** Start **

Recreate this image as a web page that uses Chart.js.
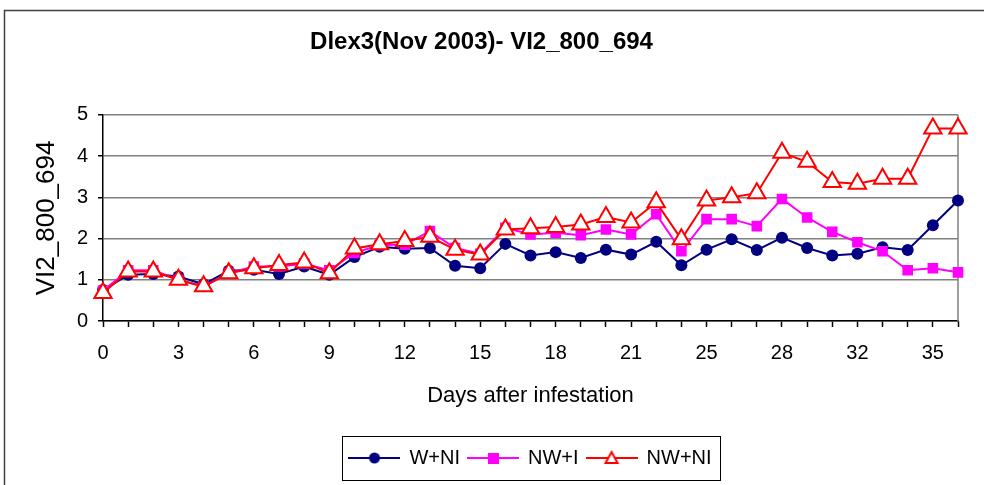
<!DOCTYPE html>
<html>
<head>
<meta charset="utf-8">
<script src="https://cdn.jsdelivr.net/npm/chart.js@4"></script>
<style>
  html, body { margin: 0; padding: 0; background: #fff; }
</style>
</head>
<body>
<canvas id="chart" width="984" height="485"></canvas>
<script>
// days after infestation (category axis)
const days = [0, 1, 2, 3, 4, 5, 6, 7, 8, 9, 10, 11, 12, 13, 14, 15, 16, 17, 18, 19, 20, 21, 22,
              24, 25, 26, 27, 28, 29, 30, 32, 33, 34, 35, 36];
const labelEvery = 3;

const wNI = [0.75, 1.12, 1.14, 1.08, 0.89, 1.22, 1.24, 1.14, 1.32, 1.12, 1.55, 1.80, 1.75, 1.77, 1.34, 1.28,
             1.87, 1.59, 1.67, 1.53, 1.73, 1.61, 1.92, 1.35, 1.73, 1.98, 1.72, 2.02, 1.77, 1.59, 1.63,
             1.79, 1.72, 2.32, 2.92];
const nwI = [0.73, 1.23, 1.23, 1.00, 0.83, 1.16, 1.32, 1.32, 1.39, 1.23, 1.65, 1.84, 1.85, 2.18, 1.77, 1.63,
             2.26, 2.10, 2.14, 2.08, 2.22, 2.10, 2.59, 1.69, 2.47, 2.47, 2.30, 2.96, 2.51, 2.16, 1.91,
             1.69, 1.23, 1.28, 1.18];
const nwNI = [0.68, 1.20, 1.20, 1.00, 0.84, 1.16, 1.28, 1.36, 1.42, 1.16, 1.76, 1.86, 1.94, 2.04, 1.73, 1.61,
              2.22, 2.25, 2.28, 2.34, 2.52, 2.39, 2.88, 1.98, 2.92, 3.00, 3.10, 4.08, 3.86, 3.37, 3.33,
              3.45, 3.45, 4.67, 4.67];

const seriesNames = ["W+NI", "NW+I", "NW+NI"];
const yTicks = [0, 1, 2, 3, 4, 5];

const FONT = "'Liberation Sans', Arial, Helvetica, sans-serif";

// legend swatch: short line with the marker in the middle, like Excel
function swatch(color, marker) {
    const c = document.createElement("canvas");
    c.width = 52; c.height = 20;
    const g = c.getContext("2d");
    g.strokeStyle = color;
    g.lineWidth = 2;
    g.beginPath(); g.moveTo(0, 10); g.lineTo(52, 10); g.stroke();
    if (marker === "circle") {
        g.fillStyle = color;
        g.beginPath(); g.arc(26, 10, 5.5, 0, Math.PI * 2); g.fill();
    } else if (marker === "rect") {
        g.fillStyle = color;
        g.fillRect(21, 5, 11, 11);
    } else {
        g.fillStyle = "#fff";
        g.beginPath(); g.moveTo(26, 4); g.lineTo(32, 15); g.lineTo(20, 15); g.closePath();
        g.fill(); g.stroke();
    }
    return c;
}

const framePlugin = {
    id: "frame",
    beforeDraw(chart) {
        const ctx = chart.ctx;
        ctx.save();
        ctx.fillStyle = "#fff";
        ctx.fillRect(0, 0, chart.width, chart.height);
        ctx.strokeStyle = "#404040";
        ctx.lineWidth = 1.5;
        ctx.strokeRect(4.5, 10.5, chart.width + 10, chart.height + 10);
        ctx.restore();
    },
    beforeDatasetsDraw(chart) {
        const a = chart.chartArea;
        const ctx = chart.ctx;
        ctx.save();
        ctx.strokeStyle = "#808080";
        ctx.lineWidth = 1.5;
        ctx.beginPath();
        ctx.moveTo(a.right, a.top);
        ctx.lineTo(a.right, a.bottom);
        ctx.stroke();
        ctx.restore();
    },
    afterDraw(chart) {
        const hb = chart.legend.legendHitBoxes;
        if (!hb || !hb.length) return;
        const l = Math.min(...hb.map(h => h.left)) - 7;
        const r = Math.max(...hb.map(h => h.left + h.width)) + 9;
        const t = hb[0].top - 12;
        const b = hb[0].top + hb[0].height + 12;
        const ctx = chart.ctx;
        ctx.save();
        ctx.strokeStyle = "#000";
        ctx.lineWidth = 1;
        ctx.strokeRect(Math.round(l) + 0.5, Math.round(t) + 0.5, Math.round(r - l), Math.round(b - t));
        ctx.restore();
    }
};

const datasets = [
    {
        label: seriesNames[0], data: wNI, order: 2,
        borderColor: "#000080", backgroundColor: "#000080", borderWidth: 2,
        pointStyle: "circle", pointRadius: 6, pointBorderWidth: 0,
        legendImage: swatch("#000080", "circle")
    },
    {
        label: seriesNames[1], data: nwI, order: 1,
        borderColor: "#FF00FF", backgroundColor: "#FF00FF", borderWidth: 2,
        pointStyle: "rect", pointRadius: 7.5, pointBorderWidth: 0,
        legendImage: swatch("#FF00FF", "rect")
    },
    {
        label: seriesNames[2], data: nwNI, order: 0,
        borderColor: "#FF0000", backgroundColor: "#FFFFFF", borderWidth: 2,
        pointStyle: "triangle", pointRadius: 10, pointBorderWidth: 2,
        pointBorderColor: "#FF0000", pointBackgroundColor: "#FFFFFF",
        legendImage: swatch("#FF0000", "triangle")
    }
];
datasets.forEach(d => { d.tension = 0; d.fill = false; });

new Chart(document.getElementById("chart"), {
    type: "line",
    data: { labels: days, datasets },
    options: {
        responsive: false,
        animation: false,
        devicePixelRatio: 1,
        layout: { padding: { left: 5, right: 26, top: 0, bottom: 7 } },
        plugins: {
            tooltip: { enabled: false },
            title: {
                display: true,
                text: "Dlex3(Nov 2003)- VI2_800_694",
                color: "#000",
                font: { family: FONT, size: 24, weight: "bold" },
                padding: { top: 28, bottom: 58 }
            },
            legend: {
                position: "bottom",
                fullSize: false,
                labels: {
                    color: "#000",
                    font: { family: FONT, size: 20 },
                    usePointStyle: true,
                    pointStyleWidth: 50,
                    padding: 8,
                    generateLabels: (chart) => chart.data.datasets.map((d, i) => ({
                        text: d.label,
                        pointStyle: d.legendImage,
                        datasetIndex: i,
                        fontColor: "#000",
                        lineWidth: 0,
                        strokeStyle: "transparent",
                        fillStyle: "transparent"
                    }))
                }
            }
        },
        scales: {
            x: {
                offset: false,
                afterFit: (s) => { s.height = 119; },
                border: { color: "#000", width: 1.5 },
                grid: { drawOnChartArea: false, drawTicks: true, tickLength: 6, tickColor: "#000", tickWidth: 1.5 },
                ticks: {
                    autoSkip: false, maxRotation: 0, padding: 14, color: "#000",
                    font: { family: FONT, size: 20 },
                    callback: (v, i) => (i % labelEvery === 0 ? String(days[i]) : "")
                },
                title: {
                    display: true, text: "Days after infestation", color: "#000",
                    font: { family: FONT, size: 22 },
                    padding: { top: 0, bottom: 31 }
                }
            },
            y: {
                min: yTicks[0], max: yTicks[yTicks.length - 1],
                afterFit: (s) => { s.width = 98; },
                border: { color: "#000", width: 1.5 },
                grid: { color: "#808080", lineWidth: 1.5, drawTicks: true, tickLength: 5, tickColor: "#000" },
                afterBuildTicks: (s) => { s.ticks = yTicks.map(v => ({ value: v })); },
                ticks: { padding: 10, color: "#000", font: { family: FONT, size: 20 } },
                title: {
                    display: true, text: "VI2_800_694", color: "#000",
                    font: { family: FONT, size: 26 },
                    padding: { top: 26, bottom: 0 }
                }
            }
        }
    },
    plugins: [framePlugin]
});
</script>
</body>
</html>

** End **

_GOAL_
Every line is to be duplicated exactly, though pictures stay out.

_ANSWER BELOW_
Recreate this image as a web page that uses Chart.js.
<!DOCTYPE html>
<html>
<head>
<meta charset="utf-8">
<script src="https://cdn.jsdelivr.net/npm/chart.js@4"></script>
<style>
  html, body { margin: 0; padding: 0; background: #fff; }
</style>
</head>
<body>
<canvas id="chart" width="984" height="485"></canvas>
<script>
// days after infestation (category axis)
const days = [0, 1, 2, 3, 4, 5, 6, 7, 8, 9, 10, 11, 12, 13, 14, 15, 16, 17, 18, 19, 20, 21, 22,
              24, 25, 26, 27, 28, 29, 30, 32, 33, 34, 35, 36];
const labelEvery = 3;

const wNI = [0.75, 1.12, 1.14, 1.08, 0.89, 1.22, 1.24, 1.14, 1.32, 1.12, 1.55, 1.80, 1.75, 1.77, 1.34, 1.28,
             1.87, 1.59, 1.67, 1.53, 1.73, 1.61, 1.92, 1.35, 1.73, 1.98, 1.72, 2.02, 1.77, 1.59, 1.63,
             1.79, 1.72, 2.32, 2.92];
const nwI = [0.73, 1.23, 1.23, 1.00, 0.83, 1.16, 1.32, 1.32, 1.39, 1.23, 1.65, 1.84, 1.85, 2.18, 1.77, 1.63,
             2.26, 2.10, 2.14, 2.08, 2.22, 2.10, 2.59, 1.69, 2.47, 2.47, 2.30, 2.96, 2.51, 2.16, 1.91,
             1.69, 1.23, 1.28, 1.18];
const nwNI = [0.68, 1.20, 1.20, 1.00, 0.84, 1.16, 1.28, 1.36, 1.42, 1.16, 1.76, 1.86, 1.94, 2.04, 1.73, 1.61,
              2.22, 2.25, 2.28, 2.34, 2.52, 2.39, 2.88, 1.98, 2.92, 3.00, 3.10, 4.08, 3.86, 3.37, 3.33,
              3.45, 3.45, 4.67, 4.67];

const seriesNames = ["W+NI", "NW+I", "NW+NI"];
const yTicks = [0, 1, 2, 3, 4, 5];

const FONT = "'Liberation Sans', Arial, Helvetica, sans-serif";

// legend swatch: short line with the marker in the middle, like Excel
function swatch(color, marker) {
    const c = document.createElement("canvas");
    c.width = 52; c.height = 20;
    const g = c.getContext("2d");
    g.strokeStyle = color;
    g.lineWidth = 2;
    g.beginPath(); g.moveTo(0, 10); g.lineTo(52, 10); g.stroke();
    if (marker === "circle") {
        g.fillStyle = color;
        g.beginPath(); g.arc(26, 10, 5.5, 0, Math.PI * 2); g.fill();
    } else if (marker === "rect") {
        g.fillStyle = color;
        g.fillRect(21, 5, 11, 11);
    } else {
        g.fillStyle = "#fff";
        g.beginPath(); g.moveTo(26, 4); g.lineTo(32, 15); g.lineTo(20, 15); g.closePath();
        g.fill(); g.stroke();
    }
    return c;
}

const framePlugin = {
    id: "frame",
    beforeDraw(chart) {
        const ctx = chart.ctx;
        ctx.save();
        ctx.fillStyle = "#fff";
        ctx.fillRect(0, 0, chart.width, chart.height);
        ctx.strokeStyle = "#404040";
        ctx.lineWidth = 1.5;
        ctx.strokeRect(4.5, 10.5, chart.width + 10, chart.height + 10);
        ctx.restore();
    },
    beforeDatasetsDraw(chart) {
        const a = chart.chartArea;
        const ctx = chart.ctx;
        ctx.save();
        ctx.strokeStyle = "#808080";
        ctx.lineWidth = 1.5;
        ctx.beginPath();
        ctx.moveTo(a.right, a.top);
        ctx.lineTo(a.right, a.bottom);
        ctx.stroke();
        ctx.restore();
    },
    afterDraw(chart) {
        const hb = chart.legend.legendHitBoxes;
        if (!hb || !hb.length) return;
        const l = Math.min(...hb.map(h => h.left)) - 7;
        const r = Math.max(...hb.map(h => h.left + h.width)) + 9;
        const t = hb[0].top - 12;
        const b = hb[0].top + hb[0].height + 12;
        const ctx = chart.ctx;
        ctx.save();
        ctx.strokeStyle = "#000";
        ctx.lineWidth = 1;
        ctx.strokeRect(Math.round(l) + 0.5, Math.round(t) + 0.5, Math.round(r - l), Math.round(b - t));
        ctx.restore();
    }
};

const datasets = [
    {
        label: seriesNames[0], data: wNI, order: 2,
        borderColor: "#000080", backgroundColor: "#000080", borderWidth: 2,
        pointStyle: "circle", pointRadius: 6, pointBorderWidth: 0,
        legendImage: swatch("#000080", "circle")
    },
    {
        label: seriesNames[1], data: nwI, order: 1,
        borderColor: "#FF00FF", backgroundColor: "#FF00FF", borderWidth: 2,
        pointStyle: "rect", pointRadius: 7.5, pointBorderWidth: 0,
        legendImage: swatch("#FF00FF", "rect")
    },
    {
        label: seriesNames[2], data: nwNI, order: 0,
        borderColor: "#FF0000", backgroundColor: "#FFFFFF", borderWidth: 2,
        pointStyle: "triangle", pointRadius: 10, pointBorderWidth: 2,
        pointBorderColor: "#FF0000", pointBackgroundColor: "#FFFFFF",
        legendImage: swatch("#FF0000", "triangle")
    }
];
datasets.forEach(d => { d.tension = 0; d.fill = false; });

new Chart(document.getElementById("chart"), {
    type: "line",
    data: { labels: days, datasets },
    options: {
        responsive: false,
        animation: false,
        devicePixelRatio: 1,
        layout: { padding: { left: 5, right: 26, top: 0, bottom: 7 } },
        plugins: {
            tooltip: { enabled: false },
            title: {
                display: true,
                text: "Dlex3(Nov 2003)- VI2_800_694",
                color: "#000",
                font: { family: FONT, size: 24, weight: "bold" },
                padding: { top: 28, bottom: 58 }
            },
            legend: {
                position: "bottom",
                fullSize: false,
                labels: {
                    color: "#000",
                    font: { family: FONT, size: 20 },
                    usePointStyle: true,
                    pointStyleWidth: 50,
                    padding: 8,
                    generateLabels: (chart) => chart.data.datasets.map((d, i) => ({
                        text: d.label,
                        pointStyle: d.legendImage,
                        datasetIndex: i,
                        fontColor: "#000",
                        lineWidth: 0,
                        strokeStyle: "transparent",
                        fillStyle: "transparent"
                    }))
                }
            }
        },
        scales: {
            x: {
                offset: false,
                afterFit: (s) => { s.height = 119; },
                border: { color: "#000", width: 1.5 },
                grid: { drawOnChartArea: false, drawTicks: true, tickLength: 6, tickColor: "#000", tickWidth: 1.5 },
                ticks: {
                    autoSkip: false, maxRotation: 0, padding: 14, color: "#000",
                    font: { family: FONT, size: 20 },
                    callback: (v, i) => (i % labelEvery === 0 ? String(days[i]) : "")
                },
                title: {
                    display: true, text: "Days after infestation", color: "#000",
                    font: { family: FONT, size: 22 },
                    padding: { top: 0, bottom: 31 }
                }
            },
            y: {
                min: yTicks[0], max: yTicks[yTicks.length - 1],
                afterFit: (s) => { s.width = 98; },
                border: { color: "#000", width: 1.5 },
                grid: { color: "#808080", lineWidth: 1.5, drawTicks: true, tickLength: 5, tickColor: "#000" },
                afterBuildTicks: (s) => { s.ticks = yTicks.map(v => ({ value: v })); },
                ticks: { padding: 10, color: "#000", font: { family: FONT, size: 20 } },
                title: {
                    display: true, text: "VI2_800_694", color: "#000",
                    font: { family: FONT, size: 26 },
                    padding: { top: 26, bottom: 0 }
                }
            }
        }
    },
    plugins: [framePlugin]
});
</script>
</body>
</html>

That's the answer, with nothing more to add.